I think this issue evolved into a quite thorough description of bitcoins trust model. Please keep in mind that issues are meant for tracking problems with the code base of Bitcoin Core and meta discussion should happen in other places. Please also note that a suggestion was already posted to the mailing list several months ago (and discussed multiple times in different bitcoin related forums).

Due to the length and content of this issue it is no longer possible to use it productively to improve Bitcoin Core and I feel that people's time is wasted by leaving it open. Thus, I will close the issue.

rebroad commented 7 years ago

@MarcoFalke Thanks for the link to the mailing list. Although, I'm not sure from that read-only webpage, how I'm supposed to contribute to that discussion, so for now it will have to be on here until a read-writable alternative is proposed. I do not consider this conversation to have gone out of scope, so am confused why this issue has been closed as I feel headway is being made with regards to finding a solution to this issue.

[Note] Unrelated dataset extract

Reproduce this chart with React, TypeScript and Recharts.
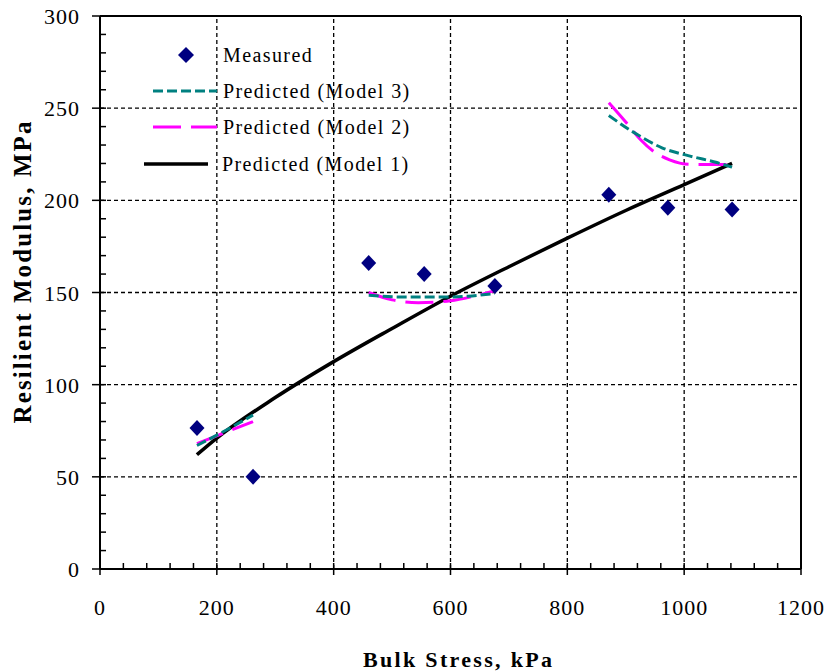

@sipa I am unfamiliar with how the chainstate and UTXO would be created following the download of the blockchain - I am guessing that these would need to be reconstructed before the wallet functionality and ability to validate TXs became available, yes? Is there any way these could be shared between nodes in a way that reduced the work needed to construct them? Is there any documentation I can read that explains the structure/format of the chainstate and UTXO please?

laanwj commented 7 years ago

Although, I'm not sure from that read-only webpage, how I'm supposed to contribute to that discussion

Don't pretend to be stupid, sIgn-up instructions are also readily available: https://lists.linuxfoundation.org/mailman/listinfo/bitcoin-dev

Locking this issue as people just won't listen.